What you need to do: Leave out the images; return the rest of the data exactly.

** Begin **

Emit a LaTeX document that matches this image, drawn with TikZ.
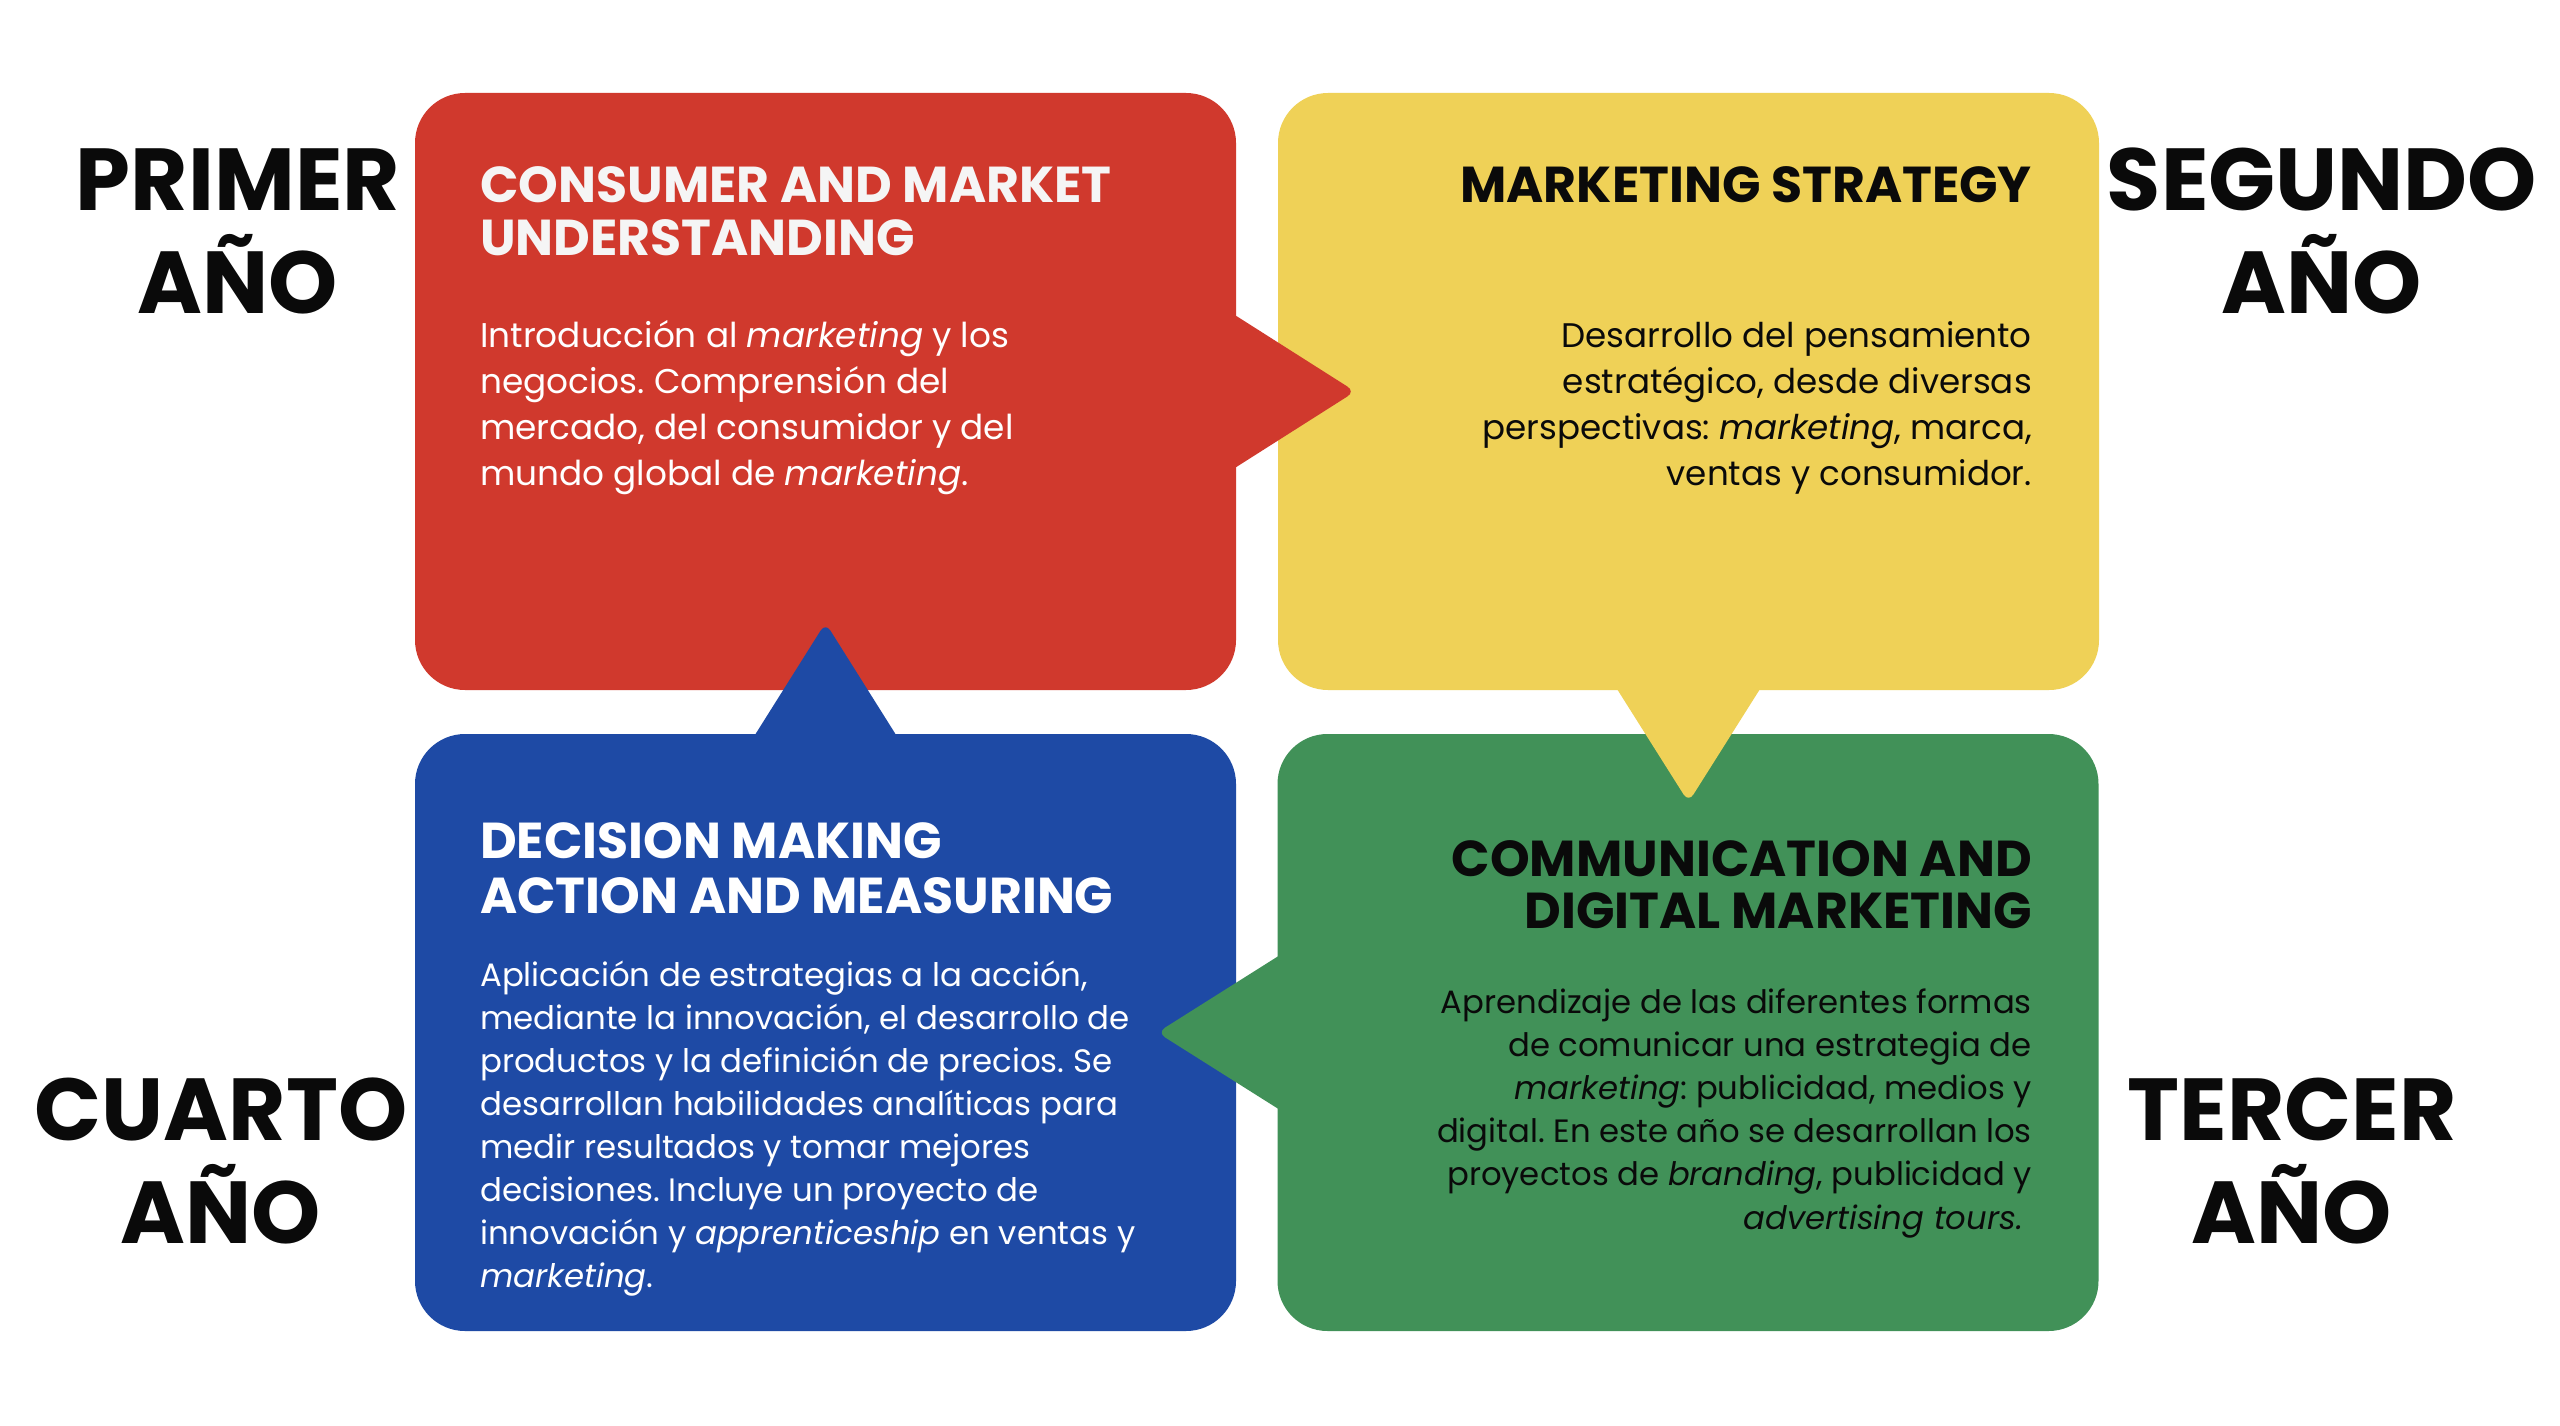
\documentclass[tikz,border=0pt]{standalone}
\usepackage{fontspec}
\setmainfont{Poppins}
\usetikzlibrary{calc}
\definecolor{cRed}{HTML}{D0392D}
\definecolor{cYel}{HTML}{EFD157}
\definecolor{cBlu}{HTML}{1E4AA5}
\definecolor{cGrn}{HTML}{419158}
\definecolor{cInk}{HTML}{0A0A0A}
\definecolor{cWht}{HTML}{F5F5F5}
\newcommand\linesL[1]{\vtop{\halign{##\hfil\cr#1\crcr}}}
\newcommand\linesR[1]{\vtop{\halign{\hfil##\cr#1\crcr}}}
\newcommand\linesC[1]{\vtop{\halign{\hfil##\hfil\cr#1\crcr}}}
\begin{document}
\frenchspacing
\begin{tikzpicture}[x=1pt,y=-1pt,
  box/.style={rectangle, rounded corners=50pt, minimum width=821pt, minimum height=597pt, inner sep=0pt, draw=none},
  ptr/.style={rounded corners=9pt},
  yearlbl/.style={inner sep=0pt, anchor=base, text=cInk, font=\fontsize{88}{103}\selectfont\bfseries},
  ttlL/.style={inner sep=0pt, anchor=base west, font=\fontsize{50.5}{53}\selectfont\bfseries},
  ttlR/.style={inner sep=0pt, anchor=base east, font=\fontsize{50.5}{53}\selectfont\bfseries},
  bodyL/.style={inner sep=0pt, anchor=base west, font=\fontsize{34.3}{46}\selectfont\frenchspacing},
  bodyR/.style={inner sep=0pt, anchor=base east, font=\fontsize{34.1}{46}\selectfont\frenchspacing}
]
\useasboundingbox (0,0) rectangle (2560,1426);
\fill[white] (0,0) rectangle (2560,1426);

% boxes
\node[box, fill=cRed] (red) at (825.5,391.5) {};
\node[box, fill=cYel] (yel) at (1688.5,391.5) {};
\node[box, fill=cBlu] (blu) at (825.5,1032.5) {};
\node[box, fill=cGrn] (grn) at (1688,1032.5) {};

% pointers
\coordinate (rtip) at ($(red.east)+(119,0)$);
\fill[cRed, ptr] (rtip) -- ($(red.east)+(-40,-101)$) -- ($(red.east)+(-40,101)$) -- cycle;
\coordinate (btip) at ($(blu.north)+(0,-111)$);
\fill[cBlu, ptr] (btip) -- ($(blu.north)+(-95,40)$) -- ($(blu.north)+(95,40)$) -- cycle;
\coordinate (ytip) at ($(yel.south)+(0,112)$);
\fill[cYel, ptr] (ytip) -- ($(yel.south)+(-96,-40)$) -- ($(yel.south)+(96,-40)$) -- cycle;
\coordinate (gtip) at ($(grn.west)+(-120,0)$);
\fill[cGrn, ptr] (gtip) -- ($(grn.west)+(40,-101)$) -- ($(grn.west)+(40,101)$) -- cycle;

% year labels
\node[yearlbl] (y1) at (238,211) {\linesC{PRIMER\cr AÑO}};
\node[yearlbl] (y2) at (2322,211) {\linesC{SEGUNDO\cr AÑO}};
\node[yearlbl] (y4) at (221,1140) {\linesC{CUARTO\cr AÑO}};
\node[yearlbl] (y3) at (2292,1140) {\linesC{TERCER\cr AÑO}};

% red
\node[ttlL, text=cWht] (rt) at (480,202) {\linesL{CONSUMER AND MARKET\cr UNDERSTANDING}};
\node[bodyL, text=white] (rb) at (480,347) {\linesL{Introducción al \textit{marketing} y los\cr negocios. Comprensión del\cr mercado, del consumidor y del\cr mundo global de \textit{marketing}.}};

% yellow
\node[ttlR, text=cInk] (yt) at (2032,202) {\linesR{MARKETING STRATEGY}};
\node[bodyR, text=cInk] (yb) at (2032,347) {\linesR{Desarrollo del pensamiento\cr estratégico, desde diversas\cr perspectivas: \textit{marketing}, marca,\cr ventas y consumidor.}};

% blue
\node[ttlL, text=white, font=\fontsize{50.5}{55}\selectfont\bfseries] (bt) at (480,858) {\linesL{DECISION MAKING\cr ACTION AND MEASURING}};
\node[bodyL, text=white, font=\fontsize{32.4}{43}\selectfont\frenchspacing] (bb) at (480,986) {\linesL{Aplicación de estrategias a la acción,\cr mediante la innovación, el desarrollo de\cr productos y la definición de precios. Se\cr desarrollan habilidades analíticas para\cr medir resultados y tomar mejores\cr decisiones. Incluye un proyecto de\cr innovación y \textit{apprenticeship} en ventas y\cr \textit{marketing}.}};

% green
\node[ttlR, text=cInk, font=\fontsize{50.5}{52}\selectfont\bfseries] (gt) at (2032,876) {\linesR{COMMUNICATION AND\cr DIGITAL MARKETING}};
\node[bodyR, text=cInk, font=\fontsize{32.3}{43.2}\selectfont\frenchspacing] (gb) at (2032,1013) {\linesR{Aprendizaje de las diferentes formas\cr de comunicar una estrategia de\cr \textit{marketing}: publicidad, medios y\cr digital. En este año se desarrollan los\cr proyectos de \textit{branding}, publicidad y\cr \textit{advertising tours.}\hspace{9pt}}};
\end{tikzpicture}
\end{document}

** End **

Result of this exercise:
Emit a LaTeX document that matches this image, drawn with TikZ.
\documentclass[tikz,border=0pt]{standalone}
\usepackage{fontspec}
\setmainfont{Poppins}
\usetikzlibrary{calc}
\definecolor{cRed}{HTML}{D0392D}
\definecolor{cYel}{HTML}{EFD157}
\definecolor{cBlu}{HTML}{1E4AA5}
\definecolor{cGrn}{HTML}{419158}
\definecolor{cInk}{HTML}{0A0A0A}
\definecolor{cWht}{HTML}{F5F5F5}
\newcommand\linesL[1]{\vtop{\halign{##\hfil\cr#1\crcr}}}
\newcommand\linesR[1]{\vtop{\halign{\hfil##\cr#1\crcr}}}
\newcommand\linesC[1]{\vtop{\halign{\hfil##\hfil\cr#1\crcr}}}
\begin{document}
\frenchspacing
\begin{tikzpicture}[x=1pt,y=-1pt,
  box/.style={rectangle, rounded corners=50pt, minimum width=821pt, minimum height=597pt, inner sep=0pt, draw=none},
  ptr/.style={rounded corners=9pt},
  yearlbl/.style={inner sep=0pt, anchor=base, text=cInk, font=\fontsize{88}{103}\selectfont\bfseries},
  ttlL/.style={inner sep=0pt, anchor=base west, font=\fontsize{50.5}{53}\selectfont\bfseries},
  ttlR/.style={inner sep=0pt, anchor=base east, font=\fontsize{50.5}{53}\selectfont\bfseries},
  bodyL/.style={inner sep=0pt, anchor=base west, font=\fontsize{34.3}{46}\selectfont\frenchspacing},
  bodyR/.style={inner sep=0pt, anchor=base east, font=\fontsize{34.1}{46}\selectfont\frenchspacing}
]
\useasboundingbox (0,0) rectangle (2560,1426);
\fill[white] (0,0) rectangle (2560,1426);

% boxes
\node[box, fill=cRed] (red) at (825.5,391.5) {};
\node[box, fill=cYel] (yel) at (1688.5,391.5) {};
\node[box, fill=cBlu] (blu) at (825.5,1032.5) {};
\node[box, fill=cGrn] (grn) at (1688,1032.5) {};

% pointers
\coordinate (rtip) at ($(red.east)+(119,0)$);
\fill[cRed, ptr] (rtip) -- ($(red.east)+(-40,-101)$) -- ($(red.east)+(-40,101)$) -- cycle;
\coordinate (btip) at ($(blu.north)+(0,-111)$);
\fill[cBlu, ptr] (btip) -- ($(blu.north)+(-95,40)$) -- ($(blu.north)+(95,40)$) -- cycle;
\coordinate (ytip) at ($(yel.south)+(0,112)$);
\fill[cYel, ptr] (ytip) -- ($(yel.south)+(-96,-40)$) -- ($(yel.south)+(96,-40)$) -- cycle;
\coordinate (gtip) at ($(grn.west)+(-120,0)$);
\fill[cGrn, ptr] (gtip) -- ($(grn.west)+(40,-101)$) -- ($(grn.west)+(40,101)$) -- cycle;

% year labels
\node[yearlbl] (y1) at (238,211) {\linesC{PRIMER\cr AÑO}};
\node[yearlbl] (y2) at (2322,211) {\linesC{SEGUNDO\cr AÑO}};
\node[yearlbl] (y4) at (221,1140) {\linesC{CUARTO\cr AÑO}};
\node[yearlbl] (y3) at (2292,1140) {\linesC{TERCER\cr AÑO}};

% red
\node[ttlL, text=cWht] (rt) at (480,202) {\linesL{CONSUMER AND MARKET\cr UNDERSTANDING}};
\node[bodyL, text=white] (rb) at (480,347) {\linesL{Introducción al \textit{marketing} y los\cr negocios. Comprensión del\cr mercado, del consumidor y del\cr mundo global de \textit{marketing}.}};

% yellow
\node[ttlR, text=cInk] (yt) at (2032,202) {\linesR{MARKETING STRATEGY}};
\node[bodyR, text=cInk] (yb) at (2032,347) {\linesR{Desarrollo del pensamiento\cr estratégico, desde diversas\cr perspectivas: \textit{marketing}, marca,\cr ventas y consumidor.}};

% blue
\node[ttlL, text=white, font=\fontsize{50.5}{55}\selectfont\bfseries] (bt) at (480,858) {\linesL{DECISION MAKING\cr ACTION AND MEASURING}};
\node[bodyL, text=white, font=\fontsize{32.4}{43}\selectfont\frenchspacing] (bb) at (480,986) {\linesL{Aplicación de estrategias a la acción,\cr mediante la innovación, el desarrollo de\cr productos y la definición de precios. Se\cr desarrollan habilidades analíticas para\cr medir resultados y tomar mejores\cr decisiones. Incluye un proyecto de\cr innovación y \textit{apprenticeship} en ventas y\cr \textit{marketing}.}};

% green
\node[ttlR, text=cInk, font=\fontsize{50.5}{52}\selectfont\bfseries] (gt) at (2032,876) {\linesR{COMMUNICATION AND\cr DIGITAL MARKETING}};
\node[bodyR, text=cInk, font=\fontsize{32.3}{43.2}\selectfont\frenchspacing] (gb) at (2032,1013) {\linesR{Aprendizaje de las diferentes formas\cr de comunicar una estrategia de\cr \textit{marketing}: publicidad, medios y\cr digital. En este año se desarrollan los\cr proyectos de \textit{branding}, publicidad y\cr \textit{advertising tours.}\hspace{9pt}}};
\end{tikzpicture}
\end{document}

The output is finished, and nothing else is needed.